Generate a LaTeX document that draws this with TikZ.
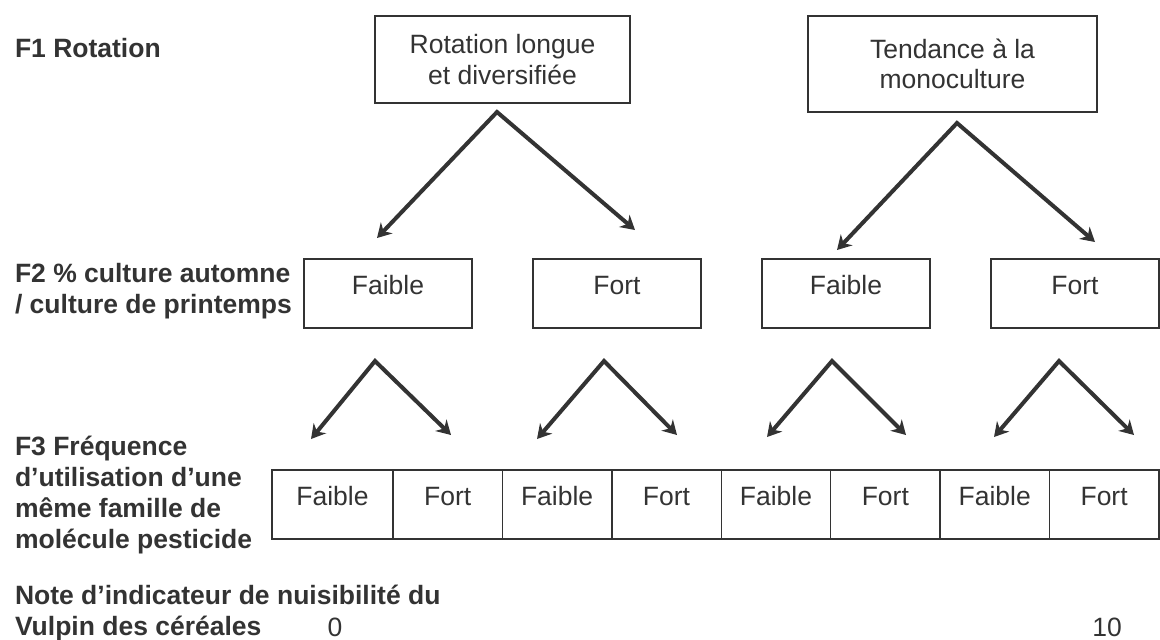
\documentclass[tikz,border=0pt]{standalone}
\usepackage{fontspec}
\setmainfont{Liberation Sans}
\usetikzlibrary{positioning,arrows.meta}
\definecolor{ink}{HTML}{333333}
\begin{document}
\begin{tikzpicture}[x=0.5pt, y=-0.5pt,
    every node/.style = {font=\fontsize{13.25}{15.25}\selectfont, text=ink, outer sep=0pt},
    tbox/.style = {draw=ink, line width=0.7pt, align=center},
    box/.style = {draw=ink, line width=0.7pt, minimum height=34.5pt, text height=0.75em, text depth=0.7em},
    lbl/.style = {anchor=west, align=left, inner sep=0pt, font=\fontsize{13.25}{15.5}\selectfont\bfseries},
    fork/.style = {draw=ink, line width=2pt, line join=miter,
      {Stealth[length=7pt,width=8pt]}-{Stealth[length=7pt,width=8pt]}}]
    \useasboundingbox (0,0) rectangle (1160,639);
    % row labels
    \node[lbl] (f1) at (15,48) {F1 Rotation};
    \node[lbl] (f2) at (15,291) {F2 \% culture automne\\/ culture de printemps};
    \node[lbl] (f3) at (15,495) {F3 Fréquence\\d’utilisation d’une\\même famille de\\molécule pesticide};
    \node[lbl] (note) at (15,613) {Note d’indicateur de nuisibilité du\\Vulpin des céréales};
    \node[inner sep=0pt] (n0) at (335,627) {0};
    \node[inner sep=0pt] (n10) at (1107,627) {10};
    % F1
    \node[tbox, minimum width=127.5pt, minimum height=43.5pt] (r1) at (502.5,59.5) {Rotation longue\\et diversifiée};
    \node[tbox, minimum width=144.5pt, minimum height=48pt] (r2) at (952.5,64) {Tendance à la\\monoculture};
    % F2
    \node[box, minimum width=84pt] (m1) at (388,293.5) {Faible};
    \node[box, minimum width=84pt, right=30.5pt of m1] (m2) {Fort};
    \node[box, minimum width=84pt, right=30.5pt of m2] (m3) {Faible};
    \node[box, minimum width=84pt, right=30.5pt of m3] (m4) {Fort};
    % F3
    \node[box, minimum width=60.5pt] (c1) at (332.5,504.5) {Faible};
    \node[box, minimum width=54.7pt, right=0pt of c1] (c2) {Fort};
    \node[box, minimum width=54.7pt, right=0pt of c2] (c3) {Faible};
    \node[box, minimum width=54.7pt, right=0pt of c3] (c4) {Fort};
    \node[box, minimum width=54.7pt, right=0pt of c4] (c5) {Faible};
    \node[box, minimum width=54.7pt, right=0pt of c5] (c6) {Fort};
    \node[box, minimum width=54.7pt, right=0pt of c6] (c7) {Faible};
    \node[box, minimum width=54.7pt, right=0pt of c7] (c8) {Fort};
    % forks
    \path (r1.south) ++(-5.5,9) coordinate (r1v) ++(-120,126) coordinate (r1l) (r1v) ++(138,118) coordinate (r1r);
    \path (r2.south) ++(4.5,11) coordinate (r2v) ++(-120,127) coordinate (r2l) (r2v) ++(138,119) coordinate (r2r);
    \path (m1.south) ++(-13,33) coordinate (m1v) ++(-64,78) coordinate (m1l) (m1v) ++(76,74) coordinate (m1r);
    \path (m2.south) ++(-13,33) coordinate (m2v) ++(-67,78) coordinate (m2l) (m2v) ++(73,74) coordinate (m2r);
    \path (m3.south) ++(-14,33) coordinate (m3v) ++(-65,76) coordinate (m3l) (m3v) ++(74,74) coordinate (m3r);
    \path (m4.south) ++(-16,33) coordinate (m4v) ++(-65,76) coordinate (m4l) (m4v) ++(75,74) coordinate (m4r);
    \draw[fork] (r1l) -- (r1v) -- (r1r);
    \draw[fork] (r2l) -- (r2v) -- (r2r);
    \draw[fork] (m1l) -- (m1v) -- (m1r);
    \draw[fork] (m2l) -- (m2v) -- (m2r);
    \draw[fork] (m3l) -- (m3v) -- (m3r);
    \draw[fork] (m4l) -- (m4v) -- (m4r);
\end{tikzpicture}
\end{document}
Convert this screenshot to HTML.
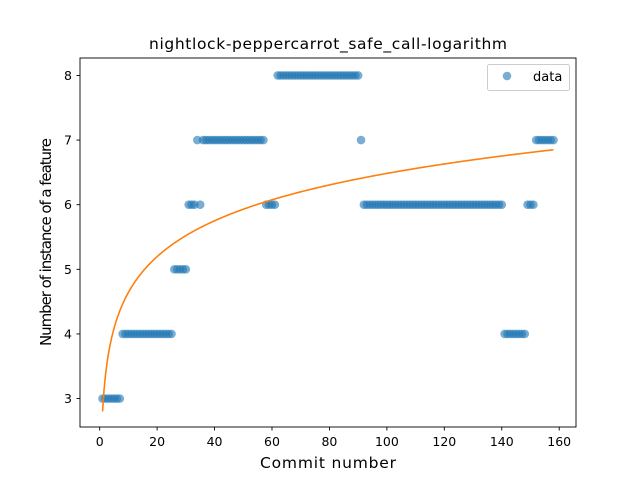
<!DOCTYPE html>
<html><head><meta charset="utf-8"><style>
body{margin:0;background:#fff}
text{font-family:"DejaVu Sans","Liberation Sans",sans-serif;fill:#000}
</style></head><body>
<svg id="chart" width="640" height="480" viewBox="0 0 640 480" xmlns="http://www.w3.org/2000/svg">
<rect width="640" height="480" fill="#fff"/>
<text x="328" y="49" font-size="15.5" text-anchor="middle" textLength="358">nightlock-peppercarrot_safe_call-logarithm</text>
<g id="grid"></g>
<g id="points"></g>
<path id="fit" fill="none" stroke="#ff7f0e" stroke-width="1.6"/>
<rect x="80" y="58" width="496" height="369" fill="none" stroke="#000" stroke-width="0.9"/>
<g id="xticks"></g>
<g id="yticks"></g>
<text x="328" y="468" font-size="15.5" text-anchor="middle" textLength="136">Commit number</text>
<text transform="translate(51,242) rotate(-90)" font-size="15" text-anchor="middle" textLength="208">Number of instance of a feature</text>
<g>
<rect x="487.5" y="64.5" width="82" height="26" rx="2" fill="#fff" stroke="#ccc"/>
<circle cx="507" cy="76" r="4.3" fill="#1f77b4" fill-opacity="0.6"/>
<text x="533" y="81" font-size="13">data</text>
</g>
</svg>
<script>
const yValues = [
3,3,3,3,3,3,3,
4,4,4,4,4,4,4,4,4,4,4,4,4,4,4,4,4,4,
5,5,5,5,5,
6,6,6,7,6,
7,7,7,7,7,7,7,7,7,7,7,7,7,7,7,7,7,7,7,7,7,7,
6,6,6,6,
8,8,8,8,8,8,8,8,8,8,8,8,8,8,8,8,8,8,8,8,8,8,8,8,8,8,8,8,8,
7,
6,6,6,6,6,6,6,6,6,6,6,6,6,6,6,6,6,6,6,6,6,6,6,6,6,6,6,6,6,6,6,6,6,6,6,6,6,6,6,6,6,6,6,6,6,6,6,6,6,
4,4,4,4,4,4,4,4,
6,6,6,
7,7,7,7,7,7,7
];
const xTicks = [0,20,40,60,80,100,120,140,160];
const yTicks = [3,4,5,6,7,8];
const fitA = 2.8;
const fitB = 0.80;

const NS="http://www.w3.org/2000/svg";
const X0=-6.85, X1=165.85, Y0=2.56, Y1=8.27;
function sx(v){return 80+(v-X0)/(X1-X0)*496;}
function sy(v){return 427-(v-Y0)/(Y1-Y0)*369;}

const pts=document.getElementById('points');
yValues.forEach((y,i)=>{
  const c=document.createElementNS(NS,'circle');
  c.setAttribute('cx',sx(i+1));c.setAttribute('cy',sy(y));c.setAttribute('r',4.3);
  c.setAttribute('fill','#1f77b4');c.setAttribute('fill-opacity','0.6');
  
  
  pts.appendChild(c);
});
let d='';
const n=yValues.length;
for(let k=0;k<=300;k++){
  const x=1+(n-1)*k/300;
  d+=(k?'L':'M')+sx(x).toFixed(2)+','+sy(fitA+fitB*Math.log(x)).toFixed(2);
}
document.getElementById('fit').setAttribute('d',d);

const xg=document.getElementById('xticks');
xTicks.forEach(t=>{
  const l=document.createElementNS(NS,'line');
  l.setAttribute('x1',sx(t));l.setAttribute('x2',sx(t));l.setAttribute('y1',427);l.setAttribute('y2',430.5);
  l.setAttribute('stroke','#000');l.setAttribute('stroke-width','0.9');
  
  
  xg.appendChild(l);
  const tx=document.createElementNS(NS,'text');
  tx.setAttribute('x',sx(t));tx.setAttribute('y',446);tx.setAttribute('font-size','12.5');tx.setAttribute('text-anchor','middle');
  tx.textContent=t;
  
  
  xg.appendChild(tx);
});
const yg=document.getElementById('yticks');
yTicks.forEach(t=>{
  const l=document.createElementNS(NS,'line');
  l.setAttribute('x1',76.5);l.setAttribute('x2',80);l.setAttribute('y1',sy(t));l.setAttribute('y2',sy(t));
  l.setAttribute('stroke','#000');l.setAttribute('stroke-width','0.9');
  
  
  yg.appendChild(l);
  const tx=document.createElementNS(NS,'text');
  tx.setAttribute('x',72);tx.setAttribute('y',sy(t)+4.5);tx.setAttribute('font-size','12.5');tx.setAttribute('text-anchor','end');
  tx.textContent=t;
  
  
  yg.appendChild(tx);
});
</script>
</body></html>
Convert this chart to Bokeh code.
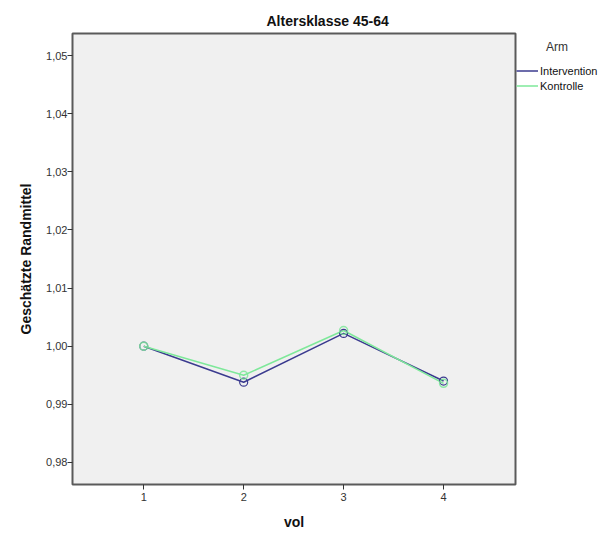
■ ■ ■ ■ ■
Requirements » Count the lines in the material above where the string "chart" appears, then state only that count.

Result below » 2